> **Aim**
Repeat exactly and only the lines from the line containing "Output the Python" through the line containing "import plotly.graph_objects as go", both included.

> **Supplied records**
>>>>>
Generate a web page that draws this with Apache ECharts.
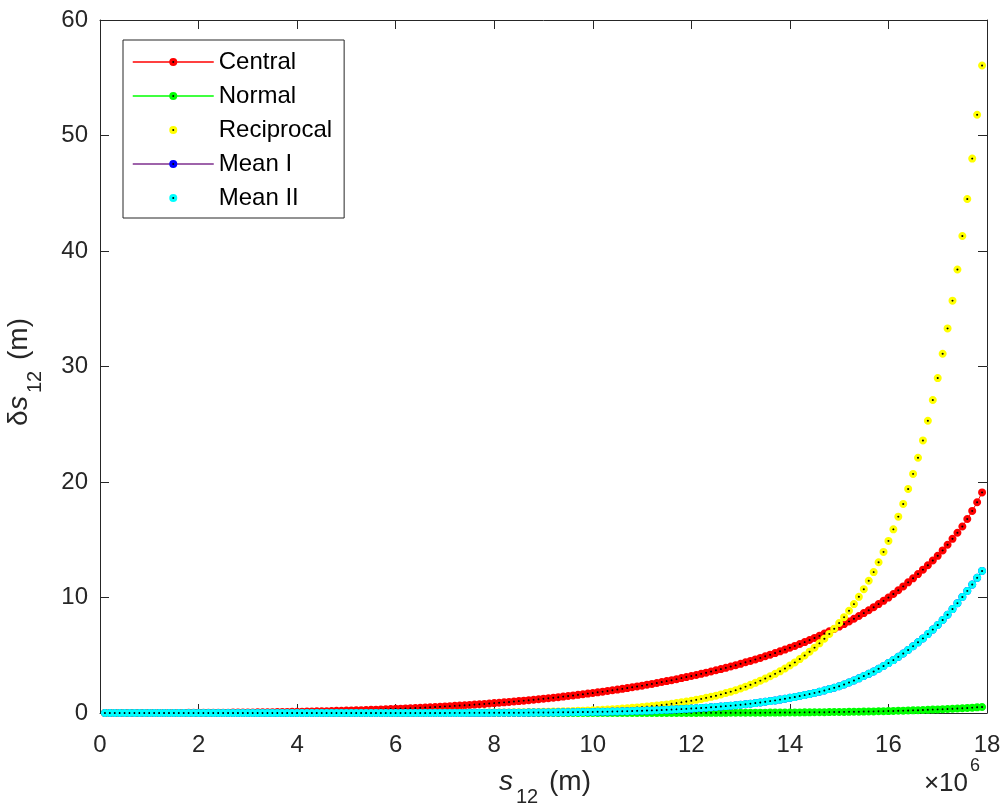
<<<<<
>>>>>
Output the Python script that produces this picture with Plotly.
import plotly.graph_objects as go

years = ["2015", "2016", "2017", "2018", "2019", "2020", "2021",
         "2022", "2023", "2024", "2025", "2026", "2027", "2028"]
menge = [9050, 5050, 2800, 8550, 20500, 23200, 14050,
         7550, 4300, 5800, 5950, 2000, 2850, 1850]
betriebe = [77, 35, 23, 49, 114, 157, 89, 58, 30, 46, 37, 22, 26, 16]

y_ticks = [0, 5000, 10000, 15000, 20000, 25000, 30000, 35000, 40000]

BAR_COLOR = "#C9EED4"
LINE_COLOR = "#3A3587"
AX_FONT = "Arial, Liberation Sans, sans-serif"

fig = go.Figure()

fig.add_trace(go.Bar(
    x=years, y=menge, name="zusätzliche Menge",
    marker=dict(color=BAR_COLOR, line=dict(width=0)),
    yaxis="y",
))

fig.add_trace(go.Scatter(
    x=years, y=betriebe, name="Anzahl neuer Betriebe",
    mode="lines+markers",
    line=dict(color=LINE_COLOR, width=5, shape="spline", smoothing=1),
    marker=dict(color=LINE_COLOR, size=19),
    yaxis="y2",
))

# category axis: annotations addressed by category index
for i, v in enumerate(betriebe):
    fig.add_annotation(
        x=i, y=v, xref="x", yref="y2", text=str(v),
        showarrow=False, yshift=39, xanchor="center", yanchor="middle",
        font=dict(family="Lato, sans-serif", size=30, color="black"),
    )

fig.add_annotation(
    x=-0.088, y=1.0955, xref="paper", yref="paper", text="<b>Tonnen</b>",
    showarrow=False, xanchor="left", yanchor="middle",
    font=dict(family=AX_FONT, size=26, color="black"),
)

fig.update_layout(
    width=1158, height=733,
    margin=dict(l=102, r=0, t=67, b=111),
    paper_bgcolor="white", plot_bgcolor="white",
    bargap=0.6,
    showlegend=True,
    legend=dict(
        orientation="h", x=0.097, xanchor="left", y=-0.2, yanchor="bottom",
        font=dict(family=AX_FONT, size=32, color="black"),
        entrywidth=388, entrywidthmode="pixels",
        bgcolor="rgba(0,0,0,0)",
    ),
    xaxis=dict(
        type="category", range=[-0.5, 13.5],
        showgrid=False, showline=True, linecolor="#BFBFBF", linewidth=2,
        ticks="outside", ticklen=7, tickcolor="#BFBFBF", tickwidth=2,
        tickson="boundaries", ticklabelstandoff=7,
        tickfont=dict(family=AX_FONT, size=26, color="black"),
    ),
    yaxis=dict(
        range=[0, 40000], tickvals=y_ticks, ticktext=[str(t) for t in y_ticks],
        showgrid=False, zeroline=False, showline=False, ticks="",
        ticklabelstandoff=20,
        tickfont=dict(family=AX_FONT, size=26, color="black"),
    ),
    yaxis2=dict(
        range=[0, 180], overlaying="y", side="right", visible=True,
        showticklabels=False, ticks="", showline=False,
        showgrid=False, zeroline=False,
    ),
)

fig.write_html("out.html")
<<<<<
> **Task response**
Output the Python script that produces this picture with Plotly.
import plotly.graph_objects as go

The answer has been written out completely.